US President Donald Trump, on August 6, signed an executive order imposing an additional 25 per cent tariff on imports from India, in response to India “directly or indirectly” importing oil from Russia. This is over and above the 25 per cent tariff on Indian imports that was imposed on July 31, taking the cumulative duty rate to 50 per cent. The new tariff will apply from 21 days after the announcement. However, goods already in transit and cleared by US customs before Sep 17 will be exempt.

In FY25, India’s total exports to the US stood at $86.5 billion (2.2 per cent of GDP). The original  25 per cent tariff and the additional penalty are both applicable on 67 per cent of India’s exports to the US, which translates to $58 billion (1.5 per cent of GDP).

US tariff: Impact assessment

Morgan Stanley’s sensitivity analysis, using its global input–output model, estimated that if all exports are subject to a 50 per cent tariff rate, the direct impact on growth is likely to be 60 bps while the indirect impact could be of a similar magnitude, over a period of 12 months. Applying the same model to the 67 per cent of non-exempted goods, Morgan Stanley said, the direct impact could be 40 bps while the indirect impact could be of the same magnitude, taking the total impact to 80 bps over the 12 months period. 

It is worth noting here that the sensitivity analysis does not take into account mitigating factors such as domestic policy response and export market diversification.

US tariff: Possible policy response

Now again, if tariffs persist at 50 per cent for a period of 12 months, Morgan Stanley, while reiterating  downside risks of 40-80 bps, anticipated policy support to step up in order to bolster domestic growth conditions. 

Upasana Chachra, Chief India Economist, Morgan Stanley, said, “On the monetary policy front, we expect RBI to undertake further rate easing, with potentially two additional rate cuts (25 bps each), over and above the 25 bps rate cut pencilled in our base case.” Moreover, she added, the central government too is likely to pause the fiscal consolidation and potentially allow capital spending to increase to support domestic demand.

US tariff: Key monitorables 

Upasana Chachra further added that going forward, the sixth round of India–US trade negotiations, scheduled for August 25, will be closely watched alongside geopolitical developments and high frequency growth data. 

“We will closely monitor export growth and domestic demand data for spillover impact, along with any incremental policy response,” she added. 

US tariff: Crude imports at the core of the dispute?

The US president, time and again, has mentioned that the additional tariff on India is in response to New Delhi importing oil from Russia. Is it just this?
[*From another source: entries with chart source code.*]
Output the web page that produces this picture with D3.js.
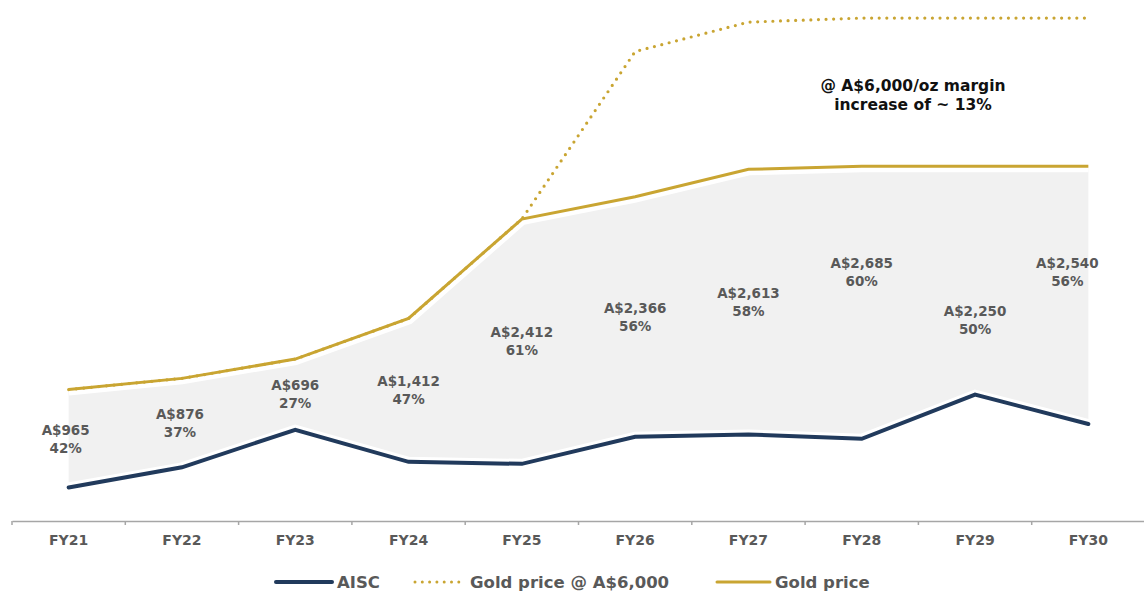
<!DOCTYPE html>
<html>
<head>
<meta charset="utf-8">
<script src="https://cdn.jsdelivr.net/npm/d3@7"></script>
<style>
  body { margin: 0; background: #fff; }
  svg text { font-family: "DejaVu Sans", sans-serif; font-weight: bold; }
</style>
</head>
<body>
<div id="chart"></div>
<script>
// chart data
const years = ["FY21", "FY22", "FY23", "FY24", "FY25", "FY26", "FY27", "FY28", "FY29", "FY30"];
const goldPrice = [2300, 2410, 2600, 3000, 3980, 4200, 4470, 4500, 4500, 4500];
const goldPrice6000 = [2300, 2410, 2600, 3000, 3980, 5630, 5920, 5960, 5960, 5960];
const margin = [965, 876, 696, 1412, 2412, 2366, 2613, 2685, 2250, 2540];
const marginPct = [42, 37, 27, 47, 61, 56, 58, 60, 50, 56];
const aisc = goldPrice.map((g, i) => g - margin[i]);
const legendNames = ["AISC", "Gold price @ A$6,000", "Gold price"];

// layout tweaks for the margin labels (px)
const labelNudge = [[-3, 0], [-2, 0], [0, 0], [0, 0], [0, 0], [0, 0], [0, 0], [0, -31], [0, 40], [-21, -23]];

const svgWidth = 1144, svgHeight = 600;
const navy = "#213a5c", gold = "#c9a532", grey = "#595959";

const svg = d3.select("#chart").append("svg")
    .attr("width", svgWidth)
    .attr("height", svgHeight);

const x = d3.scaleBand().domain(years).range([12, 1145]).padding(0);
const y = d3.scaleLinear().domain([0, 6000]).range([623, 14]);
const cx = d => x(d) + x.bandwidth() / 2;

// shaded margin area
const area = d3.area()
    .x((d, i) => cx(years[i]))
    .y0((d, i) => y(aisc[i]))
    .y1((d, i) => y(goldPrice[i]));

svg.append("path")
    .datum(years)
    .attr("d", area)
    .attr("fill", "#f1f1f1");

const line = vals => d3.line()
    .x((d, i) => cx(years[i]))
    .y(d => y(d))(vals);

// white halo under the lines so the area sits apart
svg.append("path").attr("d", line(goldPrice))
    .attr("fill", "none").attr("stroke", "#fff").attr("stroke-width", 12);
svg.append("path").attr("d", line(aisc))
    .attr("fill", "none").attr("stroke", "#fff").attr("stroke-width", 10);

svg.append("path").attr("d", line(goldPrice))
    .attr("fill", "none").attr("stroke", gold).attr("stroke-width", 3);

svg.append("path")
    .attr("d", line(goldPrice6000))
    .attr("fill", "none").attr("stroke", gold).attr("stroke-width", 3.2)
    .attr("stroke-linecap", "round").attr("stroke-linejoin", "round")
    .attr("stroke-dasharray", "0 7.6");

svg.append("path").attr("d", line(aisc))
    .attr("fill", "none").attr("stroke", navy).attr("stroke-width", 4)
    .attr("stroke-linecap", "round");

// margin labels
const labels = svg.append("g").attr("fill", grey).attr("font-size", 13.5).attr("text-anchor", "middle");
years.forEach((yr, i) => {
    const mid = (y(aisc[i]) + y(goldPrice[i])) / 2 + labelNudge[i][1];
    const lx = cx(yr) + labelNudge[i][0];
    labels.append("text").attr("x", lx).attr("y", mid - 4).text("A$" + d3.format(",")(margin[i]));
    labels.append("text").attr("x", lx).attr("y", mid + 14).text(marginPct[i] + "%");
});

// x axis
const axis = svg.append("g")
    .attr("transform", "translate(0,521)")
    .call(d3.axisBottom(x).tickSize(0).tickPadding(14));
axis.select(".domain").attr("stroke", "#a6a6a6").attr("stroke-width", 1.5);
axis.selectAll(".tick text")
    .attr("fill", grey).attr("font-size", 14)
    .style("font-family", "DejaVu Sans").style("font-weight", "bold");
axis.selectAll(".edge")
    .data(d3.range(years.length + 1))
    .enter().append("line")
    .attr("x1", i => 12 + i * x.step()).attr("x2", i => 12 + i * x.step())
    .attr("y1", 0).attr("y2", 4)
    .attr("stroke", "#a6a6a6").attr("stroke-width", 1.5);

// annotation
svg.append("text")
    .attr("x", 913).attr("y", 91)
    .attr("text-anchor", "middle").attr("font-size", 15.5).attr("fill", "#111")
    .selectAll("tspan")
    .data(["@ A$6,000/oz margin", "increase of ~ 13%"])
    .enter().append("tspan")
    .attr("x", 913).attr("dy", (d, i) => i ? 19 : 0)
    .text(d => d);

// legend
const legend = svg.append("g").attr("font-size", 16.5).attr("fill", grey);
const legendItems = [
    { x: 276, w: 56, color: navy, width: 4, dash: null },
    { x: 415, w: 50, color: gold, width: 3, dash: "0 7.3" },
    { x: 717, w: 53, color: gold, width: 3, dash: null }
];
legendItems.forEach((it, i) => {
    legend.append("line")
        .attr("x1", it.x).attr("x2", it.x + it.w)
        .attr("y1", 582).attr("y2", 582)
        .attr("stroke", it.color).attr("stroke-width", it.width)
        .attr("stroke-linecap", "round")
        .attr("stroke-dasharray", it.dash);
    legend.append("text")
        .attr("x", it.x + it.w + 5).attr("y", 588)
        .text(legendNames[i]);
});
</script>
</body>
</html>
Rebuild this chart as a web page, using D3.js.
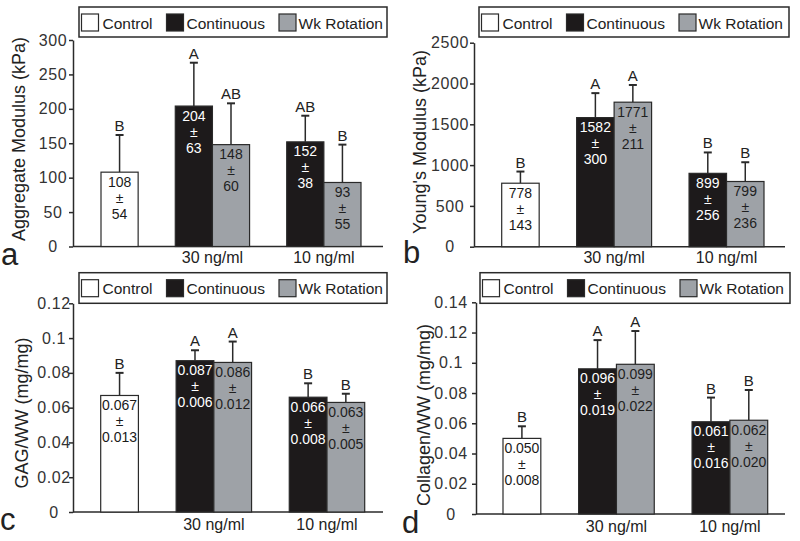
<!DOCTYPE html>
<html>
<head>
<meta charset="utf-8">
<script src="https://cdn.jsdelivr.net/npm/d3@7"></script>
<style>
  body { margin: 0; background: #fff; }
  svg { display: block; font-family: "Liberation Sans", Arial, Helvetica, sans-serif; }
</style>
</head>
<body>
<svg id="chart" width="800" height="541"></svg>
<script>
// ---------------- DATA ----------------
const seriesNames = ["Control", "Continuous", "Wk Rotation"];
const groupLabels = ["30 ng/ml", "10 ng/ml"];
const barKeys = ["ctrl", "c30", "w30", "c10", "w10"];
const barSeries = ["Control", "Continuous", "Wk Rotation", "Continuous", "Wk Rotation"];
const slotDomain = ["ctrl", "gap1", "c30", "w30", "gap2", "c10", "w10"];

const aggMeans = [108, 204, 148, 152, 93];
const aggSD = [54, 63, 60, 38, 55];
const aggLetters = ["B", "A", "AB", "AB", "B"];
const aggTicks = [0, 50, 100, 150, 200, 250, 300];
const aggTickLabels = ["0", "50", "100", "150", "200", "250", "300"];

const youngMeans = [778, 1582, 1771, 899, 799];
const youngSD = [143, 300, 211, 256, 236];
const youngLetters = ["B", "A", "A", "B", "B"];
const youngTicks = [0, 500, 1000, 1500, 2000, 2500];
const youngTickLabels = ["0", "500", "1000", "1500", "2000", "2500"];

const gagMeans = [0.067, 0.087, 0.086, 0.066, 0.063];
const gagSD = [0.013, 0.006, 0.012, 0.008, 0.005];
const gagLetters = ["B", "A", "A", "B", "B"];
const gagTicks = [0, 0.02, 0.04, 0.06, 0.08, 0.1, 0.12];
const gagTickLabels = ["0", "0.02", "0.04", "0.06", "0.08", "0.1", "0.12"];

const colMeans = [0.050, 0.096, 0.099, 0.061, 0.062];
const colSD = [0.008, 0.019, 0.022, 0.016, 0.020];
const colLetters = ["B", "A", "A", "B", "B"];
const colTicks = [0, 0.02, 0.04, 0.06, 0.08, 0.1, 0.12, 0.14];
const colTickLabels = ["0", "0.02", "0.04", "0.06", "0.08", "0.1", "0.12", "0.14"];

// ---------------- STYLE ----------------
const fillColor = { "Control": "#ffffff", "Continuous": "#1d1a1b", "Wk Rotation": "#9ea2a7" };
const textColor = { "Control": "#1a1a1a", "Continuous": "#ffffff", "Wk Rotation": "#1f1f1f" };
const ink = "#2a2a2a";

const panels = [
  { letter: "a", title: "Aggregate Modulus (kPa)", means: aggMeans, sd: aggSD, letters: aggLetters,
    ticks: aggTicks, tickLabels: aggTickLabels, max: 300, fmt: d3.format("d"),
    axisX: 73, yTop: 40, yBot: 246.5, band: [101, 361], axisEnd: 383,
    legend: [79, 7, 308, 30], tickCX: 53, titleX: 25, titleY: 139, letterXY: [1, 265], catY: 263 },
  { letter: "b", title: "Young's Modulus (kPa)", means: youngMeans, sd: youngSD, letters: youngLetters,
    ticks: youngTicks, tickLabels: youngTickLabels, max: 2500, fmt: d3.format("d"),
    axisX: 474, yTop: 42.7, yBot: 246.7, band: [501.7, 764], axisEnd: 785,
    legend: [479, 7, 310, 30], tickCX: 450, titleX: 426, titleY: 142, letterXY: [403, 263], catY: 263 },
  { letter: "c", title: "GAG/WW (mg/mg)", means: gagMeans, sd: gagSD, letters: gagLetters,
    ticks: gagTicks, tickLabels: gagTickLabels, max: 0.12, fmt: d3.format(".3f"),
    axisX: 73, yTop: 303.3, yBot: 512, band: [100.7, 364.7], axisEnd: 383,
    legend: [79, 272.7, 308, 30.6], tickCX: 54, titleX: 28, titleY: 413, letterXY: [0, 530], catY: 530 },
  { letter: "d", title: "Collagen/WW (mg/mg)", means: colMeans, sd: colSD, letters: colLetters,
    ticks: colTicks, tickLabels: colTickLabels, max: 0.14, fmt: d3.format(".3f"),
    axisX: 476, yTop: 302.3, yBot: 514, band: [503, 767.7], axisEnd: 785,
    legend: [480, 272.7, 310, 30.6], tickCX: 451, titleX: 429.6, titleY: 415, letterXY: [402, 533], catY: 532 }
];

const svg = d3.select("#chart");

panels.forEach(p => {
  const g = svg.append("g");
  const y = d3.scaleLinear().domain([0, p.max]).range([p.yBot, p.yTop]);
  const x = d3.scaleBand().domain(slotDomain).range(p.band).padding(0);
  const bw = x.bandwidth();

  // y axis
  const yAxis = d3.axisLeft(y).tickValues(p.ticks)
    .tickFormat((d, i) => p.tickLabels[i]).tickSize(4).tickSizeOuter(0);
  const ag = g.append("g").attr("transform", `translate(${p.axisX},0)`).call(yAxis);
  ag.select(".domain").attr("stroke", ink).attr("stroke-width", 1.5);
  ag.selectAll(".tick line").attr("stroke", ink).attr("stroke-width", 1.5);
  ag.selectAll(".tick text")
    .attr("x", p.tickCX - p.axisX)
    .attr("text-anchor", "middle")
    .attr("font-size", 16)
    .attr("letter-spacing", 0.6)
    .attr("fill", "#333")
    .attr("font-family", "'Liberation Sans', Arial, sans-serif");

  // x axis baseline
  g.append("line").attr("x1", p.axisX).attr("x2", p.axisEnd)
    .attr("y1", y(0)).attr("y2", y(0)).attr("stroke", ink).attr("stroke-width", 1.5);

  // bars
  const data = barKeys.map((k, i) => ({ key: k, series: barSeries[i], mean: p.means[i], sd: p.sd[i], letter: p.letters[i] }));

  // error bars (drawn first, bars over them)
  const eb = g.append("g");
  data.forEach(d => {
    const cx = x(d.key) + bw / 2;
    eb.append("line").attr("x1", cx).attr("x2", cx)
      .attr("y1", y(d.mean)).attr("y2", y(d.mean + d.sd))
      .attr("stroke", ink).attr("stroke-width", 1.5);
    eb.append("line").attr("x1", cx - 4).attr("x2", cx + 4)
      .attr("y1", y(d.mean + d.sd)).attr("y2", y(d.mean + d.sd))
      .attr("stroke", ink).attr("stroke-width", 2);
    eb.append("text").attr("x", cx).attr("y", y(d.mean + d.sd) - 4)
      .attr("text-anchor", "middle").attr("font-size", 15).attr("fill", "#222")
      .text(d.letter);
  });

  g.append("g").selectAll("rect").data(data).join("rect")
    .attr("x", d => x(d.key))
    .attr("y", d => y(d.mean))
    .attr("width", bw)
    .attr("height", d => y(0) - y(d.mean))
    .attr("fill", d => fillColor[d.series])
    .attr("stroke", ink).attr("stroke-width", 1.2);

  // value labels
  data.forEach(d => {
    const cx = x(d.key) + bw / 2;
    const top = y(d.mean);
    const lines = [p.fmt(d.mean), "±", p.fmt(d.sd)];
    lines.forEach((t, j) => {
      g.append("text").attr("x", cx).attr("y", top + 14.5 + j * 16)
        .attr("text-anchor", "middle").attr("font-size", 14)
        .attr("fill", textColor[d.series]).text(t);
    });
  });

  // category labels
  [["c30", "w30"], ["c10", "w10"]].forEach((pair, i) => {
    const cx = (x(pair[0]) + x(pair[1]) + bw) / 2;
    g.append("text").attr("x", cx).attr("y", p.catY).attr("text-anchor", "middle")
      .attr("font-size", 16).attr("fill", "#222").text(groupLabels[i]);
  });

  // y title
  g.append("text").attr("transform", `translate(${p.titleX},${p.titleY}) rotate(-90)`)
    .attr("text-anchor", "middle").attr("font-size", 18).attr("fill", "#222").text(p.title);

  // panel letter
  g.append("text").attr("x", p.letterXY[0]).attr("y", p.letterXY[1])
    .attr("font-size", 31).attr("fill", "#222").text(p.letter);

  // legend
  const [lx, ly, lw, lh] = p.legend;
  g.append("rect").attr("x", lx).attr("y", ly).attr("width", lw).attr("height", lh)
    .attr("fill", "#fff").attr("stroke", ink).attr("stroke-width", 1.5);
  const swOff = [2.5, 87.5, 200];
  const txOff = [23.5, 107.5, 219.5];
  seriesNames.forEach((s, i) => {
    g.append("rect").attr("x", lx + swOff[i]).attr("y", ly + 7).attr("width", 17).attr("height", 17)
      .attr("fill", fillColor[s]).attr("stroke", ink).attr("stroke-width", 1.2);
    g.append("text").attr("x", lx + txOff[i]).attr("y", ly + 21.5)
      .attr("font-size", 15.5).attr("fill", "#222").text(s);
  });
});
</script>
</body>
</html>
A government source had earlier told CNBC TV18 that buying Russian oil may not be the only reason for Trump’s hefty tariff on India, while maintaining that the Indian oil companies have been increasingly buying oil from the US in recent months.

To put things in perspective, in FY25, India imported 1.77 billion barrels of crude worth $141 billion with net oil imports of 1.67 billion barrels. Russian crude accounted for 640 million barrels—36 per cent of total imports—offering an estimated $2-3 per barrel discount to the Dubai benchmark. Before 2022, Indian crude sourcing from Russia was limited and skewed towards the Middle East and Nigeria.

So far in FY26, India has been importing about 1.5 million barrels per day from Russia. Thanks to $18 billion invested in refinery hardware over the past decade, refiners have the capacity to switch these barrels to alternative sources such as Canada, Iraq, and Latin America. However, Morgan Stanley cautioned that Russian crudes typically yield more diesel than other options, making substitution less straightforward.

“If India stops sourcing from Russia it will have consequences for the global energy landscape with implications for India’s current account deficit, albeit unlikely to change short-term fuel pump prices,’’ Upasana Chachra concluded.